## TASK BRIEF
Repeat the listing word for word. No pictures belong in the copy.

## RECORDED DATA
================================

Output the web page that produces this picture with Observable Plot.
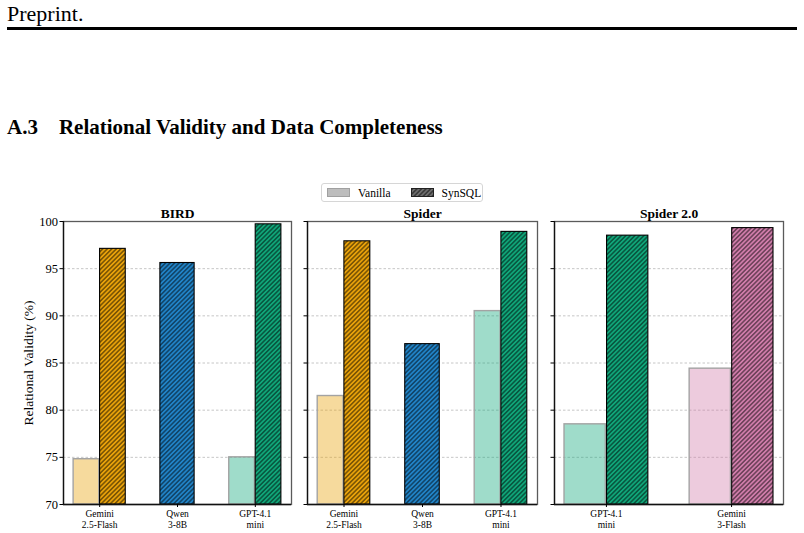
<!DOCTYPE html>
<html>
<head>
<meta charset="utf-8">
<script src="https://cdn.jsdelivr.net/npm/d3@7"></script>
<script src="https://cdn.jsdelivr.net/npm/@observablehq/plot@0.6"></script>
<style>
  body { margin: 0; background: #fff; width: 804px; height: 533px; position: relative; overflow: hidden;
         font-family: "Liberation Serif", "Times New Roman", serif; color: #000; }
  #running-head { position: absolute; left: 7px; top: 1px; font-size: 22px; }
  #rule { position: absolute; left: 7px; top: 27px; width: 790px; height: 3px; background: #000; }
  #section { position: absolute; left: 7px; top: 115px; font-size: 21px; font-weight: bold; white-space: pre; }
  #legend { position: absolute; left: 321px; top: 183px; width: 160px; height: 17px; border: 1px solid #d6d6d6;
            border-radius: 3px; font-size: 11.5px; display: flex; align-items: center; }
  #legend .item { display: flex; align-items: center; }
  #legend svg { display: block; margin-right: 8px; }
  .panel { position: absolute; top: 200px; }
</style>
</head>
<body>
<svg width="0" height="0" style="position:absolute"><defs id="patterns"></defs></svg>
<div id="running-head">Preprint.</div>
<div id="rule"></div>
<div id="section">A.3    Relational Validity and Data Completeness</div>
<div id="legend">
  <div class="item" style="margin-left:5px"><svg width="23" height="9"><rect x="0.5" y="0.5" width="22" height="8" fill="#bdbdbd" stroke="#a0a0a0"/></svg>Vanilla</div>
  <div class="item" style="margin-left:20px"><svg width="23" height="9"><rect x="0.5" y="0.5" width="22" height="8" fill="url(#hatch-legend)" stroke="#222"/></svg>SynSQL</div>
</div>
<div id="p1" class="panel" style="left:0px"></div>
<div id="p2" class="panel" style="left:300px"></div>
<div id="p3" class="panel" style="left:546px"></div>
<script>
// Benchmarks and models
const panelTitles = ["BIRD", "Spider", "Spider 2.0"];
const birdModels = ["Gemini\n2.5-Flash", "Qwen\n3-8B", "GPT-4.1\nmini"];
const birdVanilla = [74.8, null, 75.0];
const birdSynSQL = [97.1, 95.6, 99.7];
const spiderModels = ["Gemini\n2.5-Flash", "Qwen\n3-8B", "GPT-4.1\nmini"];
const spiderVanilla = [81.5, null, 90.5];
const spiderSynSQL = [97.9, 87.0, 98.9];
const spider2Models = ["GPT-4.1\nmini", "Gemini\n3-Flash"];
const spider2Vanilla = [78.5, 84.4];
const spider2SynSQL = [98.5, 99.3];
const yTicks = [70, 75, 80, 85, 90, 95, 100];
const yGrid = [75, 80, 85, 90, 95];

// Colour per model
const modelColors = {
  "Gemini\n2.5-Flash": "#E9A20A",
  "Qwen\n3-8B": "#2184C8",
  "GPT-4.1\nmini": "#10A77A",
  "Gemini\n3-Flash": "#D17DAB"
};

// Diagonal hatch patterns ("///") on each model colour
const defs = d3.select("#patterns");
const patternId = (c) => "hatch-" + c.replace("#", "");
function addHatch(id, color) {
  const s = 3.2;
  const p = defs.append("pattern")
    .attr("id", id)
    .attr("patternUnits", "userSpaceOnUse")
    .attr("width", s).attr("height", s)
    .attr("patternTransform", "rotate(45)");
  p.append("rect").attr("width", s).attr("height", s).attr("fill", color);
  p.append("line").attr("x1", s / 2).attr("y1", 0).attr("x2", s / 2).attr("y2", s)
    .attr("stroke", "#000").attr("stroke-width", 0.75);
}
Object.values(modelColors).forEach(c => addHatch(patternId(c), c));
addHatch("hatch-legend", "#6e6e6e");

function drawPanel(el, {title, models, vanilla, synsql, domain, width, marginLeft, showLabels}) {
  const vanillaBars = [];
  const synBars = [];
  models.forEach((m, i) => {
    const color = modelColors[m];
    if (vanilla[i] != null) {
      vanillaBars.push({x1: i - 0.335, x2: i - 0.005, value: vanilla[i], color});
      synBars.push({x1: i + 0.005, x2: i + 0.335, value: synsql[i], fill: `url(#${patternId(color)})`});
    } else {
      synBars.push({x1: i - 0.22, x2: i + 0.22, value: synsql[i], fill: `url(#${patternId(color)})`});
    }
  });

  const marks = [
    Plot.gridY(yGrid, {stroke: "#b8b8b8", strokeOpacity: 1, strokeWidth: 0.8, strokeDasharray: "2.5,2"}),
    Plot.rect(vanillaBars, {x1: "x1", x2: "x2", y1: () => 70, y2: "value",
      fill: "color", fillOpacity: 0.4, stroke: "#a3a3a3", strokeWidth: 1.4}),
    Plot.rect(synBars, {x1: "x1", x2: "x2", y1: () => 70, y2: "value",
      fill: "fill", stroke: "#000", strokeWidth: 1.1}),
    Plot.frame({stroke: "#5a5a5a", strokeWidth: 1.3}),
    Plot.ruleX([domain[0]], {stroke: "#111", strokeWidth: 1.3}),
    Plot.ruleY([70], {stroke: "#111", strokeWidth: 1.3}),
    Plot.axisX({ticks: models.map((_, i) => i), tickFormat: i => models[i], tickSize: 3,
      tickPadding: 2, fontSize: 9.5, lineHeight: 1.12, label: null}),
    showLabels
      ? Plot.axisY({ticks: yTicks, tickSize: 3.5, tickPadding: 2, fontSize: 12.5, label: null})
      : Plot.axisY({ticks: yTicks, tickSize: 3.5, tickFormat: () => "", label: null}),
    Plot.text([title], {frameAnchor: "top", textAnchor: "middle", lineAnchor: "bottom", dy: -4, fontWeight: "bold", fontSize: 13.5})
  ];
  if (showLabels) {
    marks.push(Plot.text(["Relational Validity (%)"], {frameAnchor: "left", textAnchor: "middle", lineAnchor: "middle",
      rotate: -90, dx: -35, fontSize: 13.5}));
  }

  const chart = Plot.plot({
    width,
    height: 333,
    marginTop: 21,
    marginBottom: 29,
    marginLeft,
    marginRight: 9,
    x: {type: "linear", domain},
    y: {domain: [70, 100]},
    color: {type: "identity"},
    style: {fontFamily: "Liberation Serif, Times New Roman, serif", fontSize: "12px", color: "#000", background: "transparent", overflow: "visible"},
    marks
  });
  el.appendChild(chart);
}

drawPanel(document.getElementById("p1"), {title: panelTitles[0], models: birdModels, vanilla: birdVanilla,
  synsql: birdSynSQL, domain: [-0.465, 2.465], width: 300, marginLeft: 63, showLabels: true});
drawPanel(document.getElementById("p2"), {title: panelTitles[1], models: spiderModels, vanilla: spiderVanilla,
  synsql: spiderSynSQL, domain: [-0.465, 2.465], width: 246, marginLeft: 7, showLabels: false});
drawPanel(document.getElementById("p3"), {title: panelTitles[2], models: spider2Models, vanilla: spider2Vanilla,
  synsql: spider2SynSQL, domain: [-0.415, 1.415], width: 246, marginLeft: 8, showLabels: false});
</script>
</body>
</html>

================================

## EXPECTED ANSWER
Output the web page that produces this picture with Observable Plot.
<!DOCTYPE html>
<html>
<head>
<meta charset="utf-8">
<script src="https://cdn.jsdelivr.net/npm/d3@7"></script>
<script src="https://cdn.jsdelivr.net/npm/@observablehq/plot@0.6"></script>
<style>
  body { margin: 0; background: #fff; width: 804px; height: 533px; position: relative; overflow: hidden;
         font-family: "Liberation Serif", "Times New Roman", serif; color: #000; }
  #running-head { position: absolute; left: 7px; top: 1px; font-size: 22px; }
  #rule { position: absolute; left: 7px; top: 27px; width: 790px; height: 3px; background: #000; }
  #section { position: absolute; left: 7px; top: 115px; font-size: 21px; font-weight: bold; white-space: pre; }
  #legend { position: absolute; left: 321px; top: 183px; width: 160px; height: 17px; border: 1px solid #d6d6d6;
            border-radius: 3px; font-size: 11.5px; display: flex; align-items: center; }
  #legend .item { display: flex; align-items: center; }
  #legend svg { display: block; margin-right: 8px; }
  .panel { position: absolute; top: 200px; }
</style>
</head>
<body>
<svg width="0" height="0" style="position:absolute"><defs id="patterns"></defs></svg>
<div id="running-head">Preprint.</div>
<div id="rule"></div>
<div id="section">A.3    Relational Validity and Data Completeness</div>
<div id="legend">
  <div class="item" style="margin-left:5px"><svg width="23" height="9"><rect x="0.5" y="0.5" width="22" height="8" fill="#bdbdbd" stroke="#a0a0a0"/></svg>Vanilla</div>
  <div class="item" style="margin-left:20px"><svg width="23" height="9"><rect x="0.5" y="0.5" width="22" height="8" fill="url(#hatch-legend)" stroke="#222"/></svg>SynSQL</div>
</div>
<div id="p1" class="panel" style="left:0px"></div>
<div id="p2" class="panel" style="left:300px"></div>
<div id="p3" class="panel" style="left:546px"></div>
<script>
// Benchmarks and models
const panelTitles = ["BIRD", "Spider", "Spider 2.0"];
const birdModels = ["Gemini\n2.5-Flash", "Qwen\n3-8B", "GPT-4.1\nmini"];
const birdVanilla = [74.8, null, 75.0];
const birdSynSQL = [97.1, 95.6, 99.7];
const spiderModels = ["Gemini\n2.5-Flash", "Qwen\n3-8B", "GPT-4.1\nmini"];
const spiderVanilla = [81.5, null, 90.5];
const spiderSynSQL = [97.9, 87.0, 98.9];
const spider2Models = ["GPT-4.1\nmini", "Gemini\n3-Flash"];
const spider2Vanilla = [78.5, 84.4];
const spider2SynSQL = [98.5, 99.3];
const yTicks = [70, 75, 80, 85, 90, 95, 100];
const yGrid = [75, 80, 85, 90, 95];

// Colour per model
const modelColors = {
  "Gemini\n2.5-Flash": "#E9A20A",
  "Qwen\n3-8B": "#2184C8",
  "GPT-4.1\nmini": "#10A77A",
  "Gemini\n3-Flash": "#D17DAB"
};

// Diagonal hatch patterns ("///") on each model colour
const defs = d3.select("#patterns");
const patternId = (c) => "hatch-" + c.replace("#", "");
function addHatch(id, color) {
  const s = 3.2;
  const p = defs.append("pattern")
    .attr("id", id)
    .attr("patternUnits", "userSpaceOnUse")
    .attr("width", s).attr("height", s)
    .attr("patternTransform", "rotate(45)");
  p.append("rect").attr("width", s).attr("height", s).attr("fill", color);
  p.append("line").attr("x1", s / 2).attr("y1", 0).attr("x2", s / 2).attr("y2", s)
    .attr("stroke", "#000").attr("stroke-width", 0.75);
}
Object.values(modelColors).forEach(c => addHatch(patternId(c), c));
addHatch("hatch-legend", "#6e6e6e");

function drawPanel(el, {title, models, vanilla, synsql, domain, width, marginLeft, showLabels}) {
  const vanillaBars = [];
  const synBars = [];
  models.forEach((m, i) => {
    const color = modelColors[m];
    if (vanilla[i] != null) {
      vanillaBars.push({x1: i - 0.335, x2: i - 0.005, value: vanilla[i], color});
      synBars.push({x1: i + 0.005, x2: i + 0.335, value: synsql[i], fill: `url(#${patternId(color)})`});
    } else {
      synBars.push({x1: i - 0.22, x2: i + 0.22, value: synsql[i], fill: `url(#${patternId(color)})`});
    }
  });

  const marks = [
    Plot.gridY(yGrid, {stroke: "#b8b8b8", strokeOpacity: 1, strokeWidth: 0.8, strokeDasharray: "2.5,2"}),
    Plot.rect(vanillaBars, {x1: "x1", x2: "x2", y1: () => 70, y2: "value",
      fill: "color", fillOpacity: 0.4, stroke: "#a3a3a3", strokeWidth: 1.4}),
    Plot.rect(synBars, {x1: "x1", x2: "x2", y1: () => 70, y2: "value",
      fill: "fill", stroke: "#000", strokeWidth: 1.1}),
    Plot.frame({stroke: "#5a5a5a", strokeWidth: 1.3}),
    Plot.ruleX([domain[0]], {stroke: "#111", strokeWidth: 1.3}),
    Plot.ruleY([70], {stroke: "#111", strokeWidth: 1.3}),
    Plot.axisX({ticks: models.map((_, i) => i), tickFormat: i => models[i], tickSize: 3,
      tickPadding: 2, fontSize: 9.5, lineHeight: 1.12, label: null}),
    showLabels
      ? Plot.axisY({ticks: yTicks, tickSize: 3.5, tickPadding: 2, fontSize: 12.5, label: null})
      : Plot.axisY({ticks: yTicks, tickSize: 3.5, tickFormat: () => "", label: null}),
    Plot.text([title], {frameAnchor: "top", textAnchor: "middle", lineAnchor: "bottom", dy: -4, fontWeight: "bold", fontSize: 13.5})
  ];
  if (showLabels) {
    marks.push(Plot.text(["Relational Validity (%)"], {frameAnchor: "left", textAnchor: "middle", lineAnchor: "middle",
      rotate: -90, dx: -35, fontSize: 13.5}));
  }

  const chart = Plot.plot({
    width,
    height: 333,
    marginTop: 21,
    marginBottom: 29,
    marginLeft,
    marginRight: 9,
    x: {type: "linear", domain},
    y: {domain: [70, 100]},
    color: {type: "identity"},
    style: {fontFamily: "Liberation Serif, Times New Roman, serif", fontSize: "12px", color: "#000", background: "transparent", overflow: "visible"},
    marks
  });
  el.appendChild(chart);
}

drawPanel(document.getElementById("p1"), {title: panelTitles[0], models: birdModels, vanilla: birdVanilla,
  synsql: birdSynSQL, domain: [-0.465, 2.465], width: 300, marginLeft: 63, showLabels: true});
drawPanel(document.getElementById("p2"), {title: panelTitles[1], models: spiderModels, vanilla: spiderVanilla,
  synsql: spiderSynSQL, domain: [-0.465, 2.465], width: 246, marginLeft: 7, showLabels: false});
drawPanel(document.getElementById("p3"), {title: panelTitles[2], models: spider2Models, vanilla: spider2Vanilla,
  synsql: spider2SynSQL, domain: [-0.415, 1.415], width: 246, marginLeft: 8, showLabels: false});
</script>
</body>
</html>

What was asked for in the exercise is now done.